KOMPAS 7,2 M, MEDIA INDONESIA 3,1 M
Harian Kompas pada hari itu terbit 52 halaman, sementara Media Indonesia 40 halaman. Saya sengaja meminta mahasiswa Universitas Esa Unggul yang belajar manajemen media massa cetak (MMMC) untuk menghitung pendapatakan iklan kedua surat kabar itu agar mereka dapat mengetahui bagaimana manajemen media massa, khususnya media cetak berusaha untuk tetap eksis di tengah semakin maraknya media digital.
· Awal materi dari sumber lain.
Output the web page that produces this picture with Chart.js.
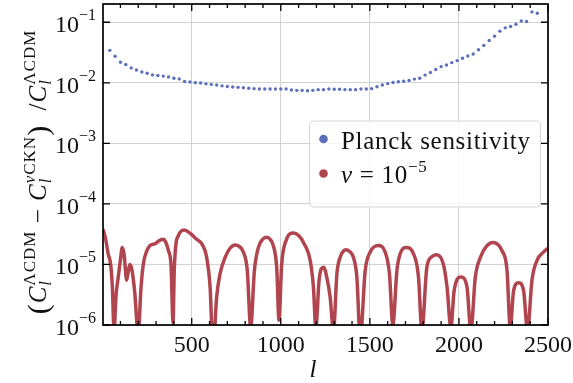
<!DOCTYPE html>
<html>
<head>
<meta charset="utf-8">
<script src="https://cdn.jsdelivr.net/npm/chart.js@4.4.0/dist/chart.umd.min.js"></script>
<style>
  html, body { margin: 0; padding: 0; background: #fff; }
</style>
</head>
<body>
<canvas id="chart" width="573" height="383"></canvas>
<script>
// Planck sensitivity (binned multipoles)
const planckL = [40, 70, 100, 130, 160, 190, 220, 250, 280, 310, 340, 370, 400, 430, 460, 490, 520, 550, 580, 610,
    640, 670, 700, 730, 760, 790, 820, 850, 880, 910, 940, 970, 1000, 1030, 1060, 1090, 1120, 1150, 1180, 1210,
    1240, 1270, 1300, 1330, 1360, 1390, 1420, 1450, 1480, 1510, 1540, 1570, 1600, 1630, 1660, 1690, 1720, 1750, 1780, 1810,
    1840, 1870, 1900, 1930, 1960, 1990, 2020, 2050, 2080, 2110, 2140, 2170, 2200, 2230, 2260, 2290, 2320, 2350, 2380, 2410, 2440];
const planckVals = [0.0343, 0.0274, 0.0218, 0.0200, 0.0176, 0.0163, 0.0151, 0.0144, 0.0135, 0.0132,
    0.0129, 0.0125, 0.0119, 0.0116, 0.0105, 0.0103, 0.0100, 0.0099, 0.0096, 0.0094,
    0.0092, 0.0089, 0.0087, 0.0085, 0.0084, 0.0083, 0.0081, 0.0080, 0.0079, 0.0079,
    0.0079, 0.0079, 0.0079, 0.0079, 0.0076, 0.0075, 0.0075, 0.0074, 0.0075, 0.0077,
    0.0077, 0.0079, 0.0078, 0.0078, 0.0077, 0.0077, 0.0077, 0.0079, 0.0079, 0.0080,
    0.0086, 0.0092, 0.0097, 0.0101, 0.0104, 0.0106, 0.0109, 0.0115, 0.0119, 0.0134,
    0.0148, 0.0166, 0.0185, 0.0197, 0.0215, 0.0232, 0.0254, 0.0277, 0.0299, 0.0352,
    0.0414, 0.0500, 0.0589, 0.0712, 0.0807, 0.0849, 0.0927, 0.105, 0.103, 0.148, 0.141];

// nu = 1e-5 relative difference
const nuL = [2, 15, 31, 45, 55, 64, 75, 90, 100, 110, 120, 135, 145, 153, 165, 180, 200, 215, 228, 245,
    266, 294, 320, 341, 355, 369, 384, 395, 402, 410, 425, 457, 490, 528, 556, 584, 603, 620, 640, 659,
    687, 715, 743, 770, 790, 812, 831, 852, 874, 898, 921, 940, 958, 977, 990, 1005, 1030, 1071, 1100, 1127, 1165, 1183, 1197, 1215, 1240,
    1258, 1277, 1296, 1315, 1333, 1367, 1390, 1408, 1427, 1446, 1474, 1502, 1548, 1586, 1610, 1629, 1652, 1670, 1704, 1745, 1773,
    1792, 1820, 1850, 1876, 1913, 1933, 1955, 1973, 2011, 2045, 2067, 2092, 2120, 2155, 2191, 2241, 2270, 2288, 2307, 2335,
    2363, 2385, 2410, 2438, 2475, 2500];
const nuVals = [3.8e-5, 2.8e-5, 1.5e-5, 1.0e-5, 4e-6, 8e-7, 3e-6, 7e-6, 1.2e-5, 1.9e-5, 1.5e-5, 5.5e-6, 8e-6, 1.0e-5, 8e-6, 3.5e-6, 7e-7, 4e-6, 1.0e-5, 1.6e-5,
    2.05e-5, 2.2e-5, 2.5e-5, 2.6e-5, 2.3e-5, 1.7e-5, 9.5e-6, 1.1e-6, 8e-6, 2.0e-5, 3.0e-5, 3.7e-5, 3.3e-5, 2.6e-5, 2.2e-5, 1.3e-5, 4.3e-6, 4e-7, 2.9e-6, 7e-6,
    1.3e-5, 1.85e-5, 2.1e-5, 1.95e-5, 1.6e-5, 8e-6, 9e-7, 8e-6, 1.9e-5, 2.6e-5, 2.8e-5, 2.6e-5, 2.05e-5, 9e-6, 1.2e-6, 1.0e-5, 2.5e-5, 3.3e-5, 3.0e-5, 2.3e-5, 1.16e-5, 4.3e-6, 9e-7, 5.5e-6, 9e-6,
    6.2e-6, 2.9e-6, 8e-7, 7e-6, 1.3e-5, 1.75e-5, 1.6e-5, 1.3e-5, 6.2e-6, 6e-7, 8e-6, 1.6e-5, 2.05e-5, 1.6e-5, 7e-6, 1.0e-6, 8e-6, 1.5e-5, 1.9e-5, 1.5e-5, 6.2e-6,
    8e-7, 9e-6, 1.35e-5, 1.45e-5, 1.0e-5, 4.3e-6, 9e-7, 3.7e-6, 6.2e-6, 4.3e-6, 8e-7, 6.2e-6, 1.3e-5, 2.0e-5, 2.3e-5, 1.7e-5, 8e-6, 9e-7, 3.7e-6, 5e-6,
    3.7e-6, 8e-7, 5.5e-6, 1.16e-5, 1.6e-5, 1.85e-5];

const xMajor = [500, 1000, 1500, 2000, 2500];
const xMinor = [100, 200, 300, 400, 600, 700, 800, 900, 1100, 1200, 1300, 1400,
    1600, 1700, 1800, 1900, 2100, 2200, 2300, 2400];
const yDecades = [1e-6, 1e-5, 1e-4, 1e-3, 1e-2, 1e-1];
const yExps = ['6', '5', '4', '3', '2', '1'];

const BLUE = '#5b6fbd';
const RED = '#b0454f';
const SERIF = '"Liberation Serif", "DejaVu Serif", serif';

function setFont(ctx, size, italic) {
    ctx.font = (italic ? 'italic ' : '') + size + 'px ' + SERIF;
}

// draws a run of text pieces; {stack:[runA, runB]} puts runs on top of each other (sup/sub)
function drawRun(ctx, x, y, parts, draw) {
    let cx = x;
    for (const p of parts) {
        if (p.stack) {
            let w = 0;
            for (const run of p.stack) {
                w = Math.max(w, drawRun(ctx, cx, y, run, draw));
            }
            cx += w;
        } else {
            setFont(ctx, p.size, p.it);
            if (draw) ctx.fillText(p.t, cx, y + (p.dy || 0));
            cx += ctx.measureText(p.t).width;
        }
    }
    return cx - x;
}

const lcdmSup = [{ t: 'ΛCDM', size: 17, dy: -11 }];
const lSub = [{ t: 'l', size: 17, it: true, dy: 5 }];
const yTitle = [
    { t: '(', size: 30, dy: 2 },
    { t: 'C', size: 25, it: true },
    { stack: [lcdmSup, lSub] },
    { t: ' − ', size: 25 },
    { t: 'C', size: 25, it: true },
    { stack: [[{ t: 'ν', size: 17, it: true, dy: -11 }, { t: 'CKN', size: 17, dy: -11 }], lSub] },
    { t: ')', size: 30, dy: 2 },
    { t: '  /', size: 25 },
    { t: 'C', size: 25, it: true },
    { stack: [lcdmSup, lSub] }
];

const decorPlugin = {
    id: 'decor',
    afterDraw(chart) {
        const ctx = chart.ctx;
        const area = chart.chartArea;
        const xs = chart.scales.x;
        const ys = chart.scales.y;
        ctx.save();
        ctx.fillStyle = '#111';
        ctx.strokeStyle = '#000';
        ctx.textBaseline = 'alphabetic';

        // inward ticks on all four sides
        ctx.lineWidth = 1.3;
        ctx.beginPath();
        xMajor.forEach(v => {
            const px = xs.getPixelForValue(v);
            ctx.moveTo(px, area.bottom); ctx.lineTo(px, area.bottom - 7);
            ctx.moveTo(px, area.top); ctx.lineTo(px, area.top + 7);
        });
        xMinor.forEach(v => {
            const px = xs.getPixelForValue(v);
            ctx.moveTo(px, area.bottom); ctx.lineTo(px, area.bottom - 4);
            ctx.moveTo(px, area.top); ctx.lineTo(px, area.top + 4);
        });
        yDecades.forEach(v => {
            const py = ys.getPixelForValue(v);
            ctx.moveTo(area.left, py); ctx.lineTo(area.left + 7, py);
            ctx.moveTo(area.right, py); ctx.lineTo(area.right - 7, py);
        });
        ctx.stroke();

        // frame
        ctx.lineWidth = 1.7;
        ctx.strokeRect(area.left, area.top, area.right - area.left, area.bottom - area.top);

        // x tick labels
        ctx.textAlign = 'center';
        setFont(ctx, 24, false);
        xMajor.forEach(v => {
            ctx.fillText(String(v), xs.getPixelForValue(v), 352);
        });

        // y tick labels 10^-k
        ctx.textAlign = 'left';
        yDecades.forEach((v, i) => {
            const py = ys.getPixelForValue(v);
            const parts = [{ t: '10', size: 24 }, { t: '−' + yExps[i], size: 16, dy: -12 }];
            const w = drawRun(ctx, 0, 0, parts, false);
            drawRun(ctx, 96 - w, py + 10, parts, true);
        });

        // x axis title
        ctx.textAlign = 'center';
        setFont(ctx, 25, true);
        ctx.fillText('l', 313, 377);

        // y axis title, rotated
        ctx.textAlign = 'left';
        ctx.letterSpacing = '1px';
        const tw = drawRun(ctx, 0, 0, yTitle, false);
        ctx.save();
        ctx.translate(46, 172);
        ctx.rotate(-Math.PI / 2);
        drawRun(ctx, -tw / 2, 0, yTitle, true);
        ctx.restore();

        // legend
        ctx.letterSpacing = '0px';
        ctx.beginPath();
        ctx.roundRect(309.5, 121, 231, 86, 4);
        ctx.fillStyle = 'rgba(255,255,255,0.8)';
        ctx.fill();
        ctx.strokeStyle = '#d6d6d6';
        ctx.lineWidth = 1;
        ctx.stroke();

        ctx.fillStyle = BLUE;
        ctx.beginPath(); ctx.arc(323.5, 139, 4.3, 0, Math.PI * 2); ctx.fill();
        ctx.fillStyle = RED;
        ctx.beginPath(); ctx.arc(323.5, 173.5, 4.3, 0, Math.PI * 2); ctx.fill();

        ctx.fillStyle = '#111';
        ctx.letterSpacing = '0.7px';
        setFont(ctx, 25, false);
        ctx.fillText('Planck sensitivity', 341, 149);
        drawRun(ctx, 341, 183, [
            { t: 'ν', size: 25, it: true },
            { t: ' = 10', size: 25 },
            { t: '−5', size: 17, dy: -11 }
        ], true);
        ctx.letterSpacing = '0px';

        ctx.restore();
    }
};

const ctx = document.getElementById('chart').getContext('2d');
new Chart(ctx, {
    type: 'scatter',
    data: {
        datasets: [
            {
                label: 'Planck sensitivity',
                data: planckL.map((l, i) => ({ x: l, y: planckVals[i] })),
                backgroundColor: BLUE,
                borderWidth: 0,
                pointRadius: 1.7,
                showLine: false
            },
            {
                label: 'nu = 1e-5',
                data: nuL.map((l, i) => ({ x: l, y: nuVals[i] })),
                borderColor: RED,
                backgroundColor: RED,
                borderWidth: 3.5,
                pointRadius: 0,
                showLine: true,
                cubicInterpolationMode: 'monotone',
                clip: 0
            }
        ]
    },
    options: {
        responsive: false,
        animation: false,
        events: [],
        layout: { padding: { top: 2, right: 25, left: 0, bottom: 0 } },
        plugins: {
            legend: { display: false },
            tooltip: { enabled: false }
        },
        scales: {
            x: {
                type: 'linear',
                min: 2,
                max: 2500,
                afterBuildTicks: s => { s.ticks = xMajor.map(v => ({ value: v })); },
                afterFit: s => { s.height = 58; },
                ticks: { display: false },
                grid: { color: '#d2d2d2', lineWidth: 1, drawTicks: false },
                border: { display: false }
            },
            y: {
                type: 'logarithmic',
                min: 1e-6,
                max: 0.2,
                afterBuildTicks: s => { s.ticks = yDecades.map(v => ({ value: v })); },
                afterFit: s => { s.width = 103; },
                ticks: { display: false },
                grid: { color: '#d2d2d2', lineWidth: 1, drawTicks: false },
                border: { display: false }
            }
        }
    },
    plugins: [decorPlugin]
});
</script>
</body>
</html>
Banyak “pengamat” yang memerkirakan media massa cetak, khususnya surat kabar hanya akan bertahan 7-10 tahun lagi. Dugaan ini dilatarbelakangi banyaknya surat kabar di Amerika dan Eropa yang gulung tikar. Kelak, kata mereka, cepat atau lambat kematian itu juga akan menghampiri perusahaan surat kabar di Asia, tidak terkecuali di Indonesia.
Saya sendiri tidak mampu meramalkan apakah kematian itu benar-benar bakal datang. Berdasarkan “sejarah”, kematian surat kabar di Indonesia lebih banyak disebabkan adanya konflik di dalam manajemen perusahaan. Karena konflik di dalam, manajemen redaksi terganggu, juga manajemen usaha dan ujung-ujungnya koran tidak laku dan tidak ada pemasang iklan yang tertarik untuk memasang iklan di surat kabar yang sedang dilanda konflik tersebut.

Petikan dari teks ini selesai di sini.